The film includes shocking scenes that would make the most patriotic Americans shudder. Shortly after it begins, a suicide bomber associated with the Loyalist States, proudly carrying a large American flag, sprints into the centre of a group of vulnerable people, pleading with agents charged with guarding a water tanker, and detonates a bomb. Dozens of people including children are killed, many of whom were non-White Americans. This scene's power is that it bring home the threats Americans associate with foreign lands. Suddenly the menaces Americans instinctively link with states like Afghanistan, Burkina Faso, and Venezuela exist in cities like Charlottesville, New York, and Washington DC. America is no longer safe, and the threats have come from within instead of from abroad.  

The message of Christ applies to theocracies and secular states alike. Every state, regardless of its attitudes toward religion, has an interest in its people living together peacefully.

As an American watching this film from a cozy cinema in Oxford, I thought about how the violence, polarisation, and civic rage depicted in the film already exists in many forms in the country I love from a distance. Shootings, many of them mass in nature, happen every day in an America whose citizens are comfortable with violence but afraid of each other. The United States suffers from an embarrassingly high association with mass shootings, far more than whichever county manages to claim an ignominious second place. Whilst it is unlikely tanks and attack helicopters will surround the White House anytime soon, the casual spirit of violence that has overtaken American society already fosters a level of violence far above the threshold any twenty first century democratic state should tolerate.  

I watched this film as a proud American and as a committed Christian, a faith I share with many of my fellow American citizens. My Bible, and theirs, does say we are citizens of heaven” destined to enjoy an eternal posterity in a New Creation marked by perfect peace and prosperity. However, until Christ returns, and God remakes the cosmos, Christians do have a vital role to play in their everyday civic communities. Whilst Civil War offers a grim view of America’s immediate political future, that message of Christ contains the content needed to cure the gravest challenges bedevilling the United States. I remain optimistic. 

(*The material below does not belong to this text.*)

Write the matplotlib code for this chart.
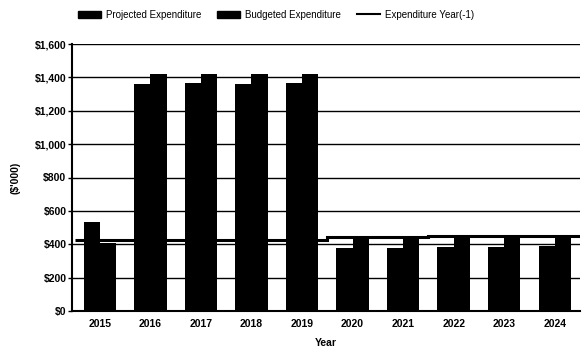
import matplotlib
matplotlib.use("Agg")
import matplotlib.pyplot as plt
from matplotlib.patches import Patch
from matplotlib.lines import Line2D
import numpy as np

years = ["2015", "2016", "2017", "2018", "2019", "2020", "2021", "2022", "2023", "2024"]
projected = [535, 1360, 1365, 1360, 1365, 375, 380, 385, 385, 390]
budgeted = [410, 1420, 1418, 1418, 1420, 432, 435, 438, 440, 450]
expenditure_prev = [425, 425, 425, 425, 425, 445, 445, 448, 448, 450]
yticks = [0, 200, 400, 600, 800, 1000, 1200, 1400, 1600]
ytick_labels = ["$0", "$200", "$400", "$600", "$800", "$1,000", "$1,200", "$1,400", "$1,600"]

plt.rcParams['font.family'] = ['Liberation Sans', 'DejaVu Sans']

fig = plt.figure(figsize=(5.82, 3.49), dpi=100)
ax = fig.add_axes([72/582, 1 - 311/349, (580-72)/582, (311-44)/349])

x = np.arange(len(years))
w = 0.32
ax.bar(x - w/2, projected, width=w, color='black', zorder=3)
ax.bar(x + w/2, budgeted, width=w, color='black', zorder=3)
edges = np.arange(len(years) + 1) - 0.5
ax.stairs(expenditure_prev, edges, color='black', linewidth=2.2, zorder=4, baseline=None)

ax.set_ylim(0, 1600)
ax.set_xlim(-0.55, 9.5)
ax.set_yticks(yticks)
ax.set_yticklabels(ytick_labels, fontsize=7.5, fontweight='bold')
ax.set_xticks(x)
ax.set_xticklabels(years, fontsize=7.5, fontweight='bold')
ax.yaxis.grid(True, color='black', linewidth=1.0, zorder=0)
ax.set_axisbelow(True)
for s in ['top', 'right']:
    ax.spines[s].set_visible(False)
ax.spines['left'].set_linewidth(1.5)
ax.spines['bottom'].set_linewidth(1.5)
ax.tick_params(axis='y', length=3, width=1, pad=1)
ax.tick_params(axis='x', length=0, pad=6)

ax.set_xlabel("Year", fontsize=7.5, fontweight='bold', labelpad=6)
ax.set_ylabel("($'000)", fontsize=7.5, fontweight='bold', labelpad=10)

handles = [Patch(facecolor='black', edgecolor='black'),
           Patch(facecolor='black', edgecolor='black'),
           Line2D([0], [0], color='black', linewidth=1.5)]
labels = ["Projected Expenditure", "Budgeted Expenditure", "Expenditure Year(-1)"]
fig.legend(handles, labels, loc='center', bbox_to_anchor=(276/582, 1 - 15/349), ncol=3,
           frameon=False, fontsize=7, handlelength=2.4, handleheight=0.8,
           columnspacing=1.6, handletextpad=0.5)

fig.savefig("out.png", dpi=100)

Not all Americans identify as Christians or even with organised religion; nevertheless, twentieth century history confirms that states that altogether ignore God will soon wither into an ecosystemic abyss of state-sponsored moral relativism that endorses the use of violence for an increasing, arbitrary range of unsuitable, injudicious, and illegitimate purposes. The message of Christ applies to theocracies and secular states alike. Every state, regardless of its attitudes toward religion, has an interest in its people living together peacefully. Humans need a moral system to provide them (as well as their societies at large) with at least a perceived sense of moral structure. Christ’s message articulates a concept of civic love that challenges the existing worship of civic and political violence. Christ argues that violence in moments of disagreement or dismay is never the appropriate option; the mark of genuine Christian devotion is revealed in the avoidance of violent action even when the use of violence would not categorically be condemned by observers. 

Civil War explains how multiple, competing Americas exist. These Americas have different cultures, economic capacities, and sociopolitical ideologies. It teaches that America’s main problem is Americans only love other Americans like them. A number of enclaves exist across American society. Cut off from each other, the development of these enclaves has led to the emergence of micro-Americas so distinctive from each other that some of them no longer view formal geopolitical ties with other micro-Americas as in their best interest.  

The same enclavisation portrayed in Civil War exists in the nonfictional, real-life America. However, unlike in the America depicted in the film, the real-life America still has time to solve its sociopolitical troubles and stop the American state from collapsing. I recommend Civil War to anyone interested in being entertained and warned by what a dystopian, worst-case-scenario of near-future American political activity might actually look like.